Search code examples
sqletldatabase-performancequery-performancevertica

INTERSECT two table of size 500ml rows in vertica


I am very new to vertica db and hence looking for different efficient ways for comparing two tables of average size 500ml-800ml rows in vertica. I have a process that gets the data from vertica view and dump in to SQL server for later merge to final table in sql server. for few large tables combine it is dumping about 3bl rows daily. Instead of dumping all data I want to take daily snapshot, and compare it with previous days snapshot on vertica side only and then push changed rows only in to SQL SEREVER.

lets say previous snapshot is stored in tableA, today's snapshot stored in tableB. PK on both table is column named OrderId.

Simplest way I can think of is

Select * from tableB
Where OrderId NOT IN (

SELECT * from tableA
INTERSECT
SELECT * from tbleB
)

So my questions are:

  1. Is there any other/better option in vertica to get only changed rows between two tables?
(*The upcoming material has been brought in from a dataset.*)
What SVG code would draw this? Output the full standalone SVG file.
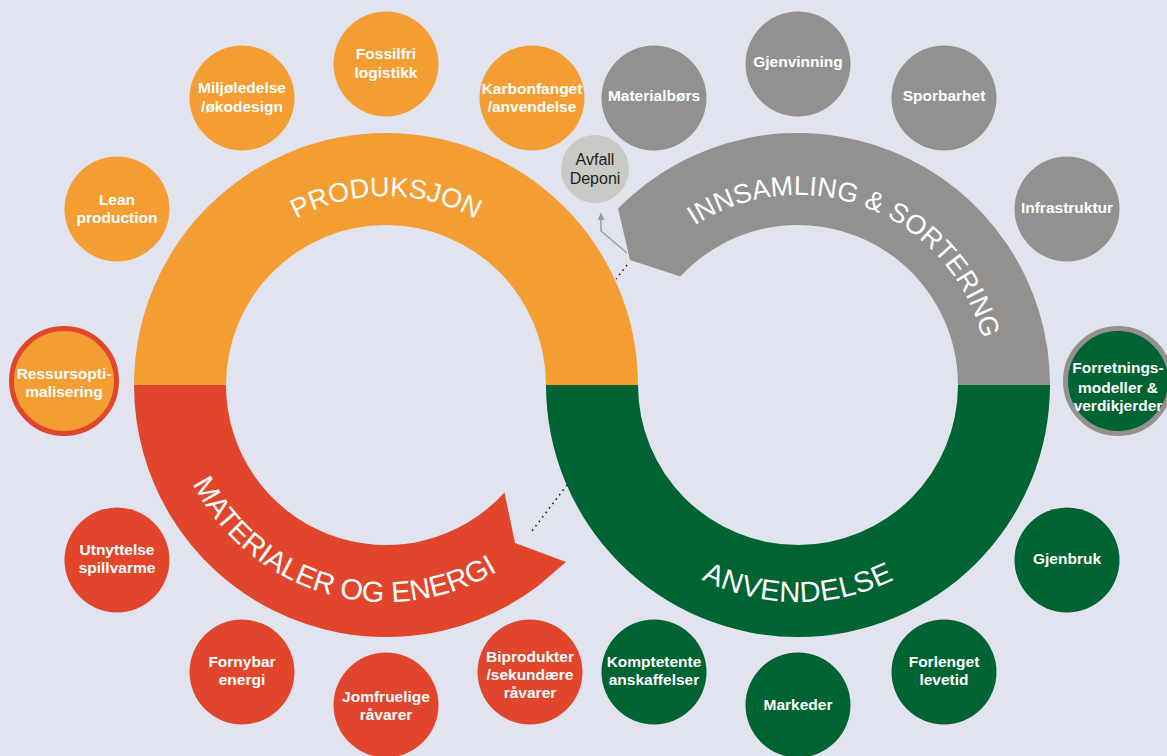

Or should I even consider doing this compare on vertica side?
  2. How much doing such comparison should take?
  3. What should I consider to improve the performance of such query?

Solution

  • If your columns have no NULL values, then a massive LEFT JOIN would seem to do what you want:

    select b.*
    from tableB b left join
         tableA a
         on b.OrderId = a.OrderId and
            b.col1 = a.col1 and
            . . .   -- for all the columns you care about
    

    However, I think you want except:

    select b.*
    from tableB b
    except
    select a.*
    from tableA a;
    

    I imagine this would have reasonable performance.